«В политической жизни, как и в обыденной, большинство людей видят факты и явления односторонне, в свете собственного опыта и знания. Из этого не следует, однако, что в политических спорах так называемых рядовых, то есть обыкновенных людей, все они более или менее не правы. Здесь так же действителен тот непреложный закон жизни, который говорит, что при возможном обилии точек зрения спорящих сторон может быть, в сущности, две, и ближе к правде может быть только одна — именно та, которая выдвинута самой жизнью в ее развитии, ее как бы завтрашним днем».
Фадеев своеобразно трактует понятие «тема произведения». Он предлагает отказаться от школьной формулировки: «тема — это то, о чем пишется». На его взгляд, в подобных определениях слишком отдалены писатель и изображаемая жизнь, и он предлагает дефиницию, сливающую воедино замысел художника и предмет изобра-жепия: «Тематика — это не только то, о чем пишется, это отношение художника к материалу».
Фадеев поясняет: социалистическое строительство, колхозная жизнь, соревнование — конкретные жизненные явления.

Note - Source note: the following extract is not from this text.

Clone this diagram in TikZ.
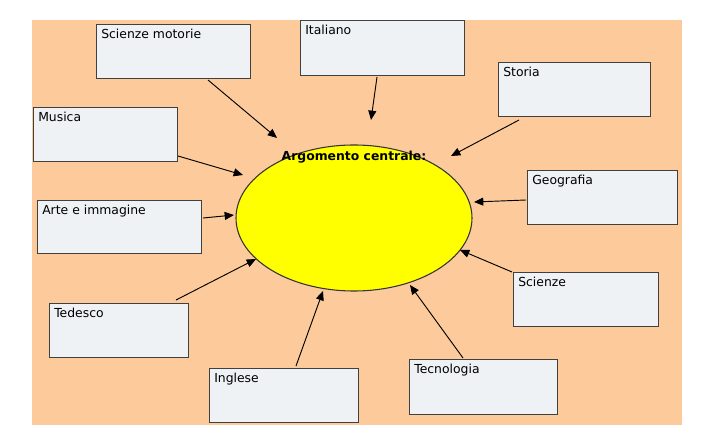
\documentclass[tikz,border=0pt]{standalone}
\usepackage{fontspec}
\setmainfont{DejaVu Sans}
\usetikzlibrary{arrows.meta,shapes.geometric}
\definecolor{peach}{HTML}{FDCB9B}
\definecolor{boxfill}{HTML}{EEF2F5}
\definecolor{ell}{HTML}{FFFF00}
\tikzset{
  subj/.style={draw=black!75, fill=boxfill, line width=0.6pt},
  lab/.style={anchor=north west, inner sep=0pt, font=\fontsize{9.3}{11}\selectfont},
  arr/.style={-{Triangle[length=7pt,width=6pt]}, line width=0.7pt}
}
\newcommand{\subjbox}[6]{\draw[subj] (#2,#3) rectangle (#4,#5); \node[lab] (#1) at (#2+5,#3+5) {#6};}
\begin{document}
\begin{tikzpicture}[x=0.75pt,y=-0.75pt]
\useasboundingbox (0,0) rectangle (717,445);
\fill[white] (0,0) rectangle (717,445);
\fill[peach] (32,20) rectangle (682,425);
\node[draw=black!80, fill=ell, ellipse, line width=0.8pt, minimum width=177pt, minimum height=109.5pt, inner sep=0pt] (c) at (354,218) {};
\node[font=\fontsize{9.3}{11}\selectfont\bfseries] (t) at (354,157) {Argomento centrale:};
\subjbox{sm}{96}{24}{250}{78}{Scienze motorie}
\subjbox{it}{300}{20}{464}{75}{Italiano}
\subjbox{st}{498}{62}{650}{116}{Storia}
\subjbox{mu}{33}{107}{177}{161}{Musica}
\subjbox{ge}{527}{170}{677}{224}{Geografia}
\subjbox{ar}{37}{200}{201}{253}{Arte e immagine}
\subjbox{sc}{513}{272}{658}{326}{Scienze}
\subjbox{te}{49}{303}{188}{357}{Tedesco}
\subjbox{in}{209}{368}{358}{422}{Inglese}
\subjbox{tc}{409}{359}{557}{414}{Tecnologia}
\foreach \n/\a/\b/\cc/\d in {sm/208/80/277/138, it/377/77/371/120, st/519/120/451/156, mu/178/156/243/175, ge/526/200/474/202, ar/203/218/234/215, sc/512/272/460/250, te/176/300/256/259, in/296/366/323/291, tc/463/358/410/285}{
  \coordinate (\n-s) at (\a,\b); \coordinate (\n-e) at (\cc,\d);
  \draw[arr] (\n-s) -- (\n-e);
}
\end{tikzpicture}
\end{document}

Тема же — категория художественная, эстетическая, она вбирает в себя личность автора, страстно увлеченного замыслом. Любое жизненное явление, включенное в систему образного мышления, «должно иметь в себе «нечто», привнесенное личностью художника, специфическим глазом художника».
Лишь естественное переплетение большой темы, большой идеи с личностью и всей судьбой талантливого писателя, создает художественное явление, способное иметь широкое общее значение в искусстве. Образ, не прошедший через сердце творца, остается абстрактным, сухим, лишенным жизненной конкретности.
Даже как рапповский критик, постоянно настаивая на объективности искусства — «в смысле соответствия изображаемого объективной действительности», Фадеев считает необходимым подчеркнуть, что это соответствие не означает беспристрастность художника и что вообще беспристрастность в искусстве может быть только кажущейся, даже если писатель и претендует на таковую позицию. Все более тонко постигая диалектику соотношения субъективного и объективного, изображения и выражения в художественном творчестве, Фадеев усиленно подчеркивает роль творческой индивидуальности, живой страсти, той субъективности, которая позволяет писателю глубже воспринимать и постигать сложности тревожного, яростного мира.
В любом разговоре, даже в самой коротенькой рецензии, он обязательно отметит, есть ли у того или иного писателя индивидуальное видение мира, свой взгляд, свое отношение к жизни.
Фадеев очеловечивал художественные ценности и говорил: надо ставить вопрос не об абстрактно «идеологических» качествах писателя, а обязательно о художественном лице произведения. Призывал подходить к писателю не только с критериями художественности, но и оценивать его через деяние, творчество.
…В сущности, у каждой настоящей книги нет последней страницы, даже если она формально закончена. Книга будет вновь и вновь дописываться воображением читателя, изменяться во времени, обрастать всевозможными трактовками, как, скажем, «Тихий Дон» М. Шолохова. Мы вкладываем в произведение искусства и свое содержание.
Замысел «Последнего из удэге» был близок к осуществлению. Судя по заметкам-планам 1947–1948 годов, Фадеев не думал менять характеры героев. Действие должно было обрести большую внешнюю стремительность, до конца разъясниться, а Гиммера, Лангового, отца и сына Казанков — барышников наконец-то настигнет возмездие. И что очень важно — истинное лицо буквально всех вошедших в роман героев выявлено и описано с осязаемой убедительностью.
«Последний из удэге» — роман открытого конца, хотя каждая часть имеет свое завершение. Не зря третья часть романа была признана читателями и литературной общественностью лучшей книгой 1936 года. Именно книгой. А «Литературная газета» посвятила ей две полосы из читательских писем, решительно принявших роман.
Вся работа над романом — поиск от начала до конца. Этот поиск проходил на глазах читателей. Журнальные варианты дополнялись новыми главами. Целые страницы, мастерски выписанные, исчезали, поскольку мешали, на взгляд писателя, движению и развитию общего сюжета.
Фадеев вводил читателя в новый, созданный воображением мир с неторопливой обстоятельностью. Сюжет двигался плавно, естественно, постепенно все более обогащаясь. В то же время всякий раз тема овладевала писателем, как одно-единственное чувство, одна-единственная страсть.
Первые две части объединились затем в одну. Не меняя общей концепции и, что очень важно, сути характеров, Фадеев открыто вносил композиционные изменения, простодушно подставлял себя под обстрел критиков, отыскивая все новые и новые художественные «грехи» в своем творении: самодовлеющий психологизм, композиционное несовершенство, излишнюю детализацию и так далее. Он так часто и упорно, с юношеской нерасчетливостью будет об этом говорить, что критикам не представляло труда монтировать все эти самобичевания и устраивать время от времени «разгромы» первых частей «Последнего из удэге».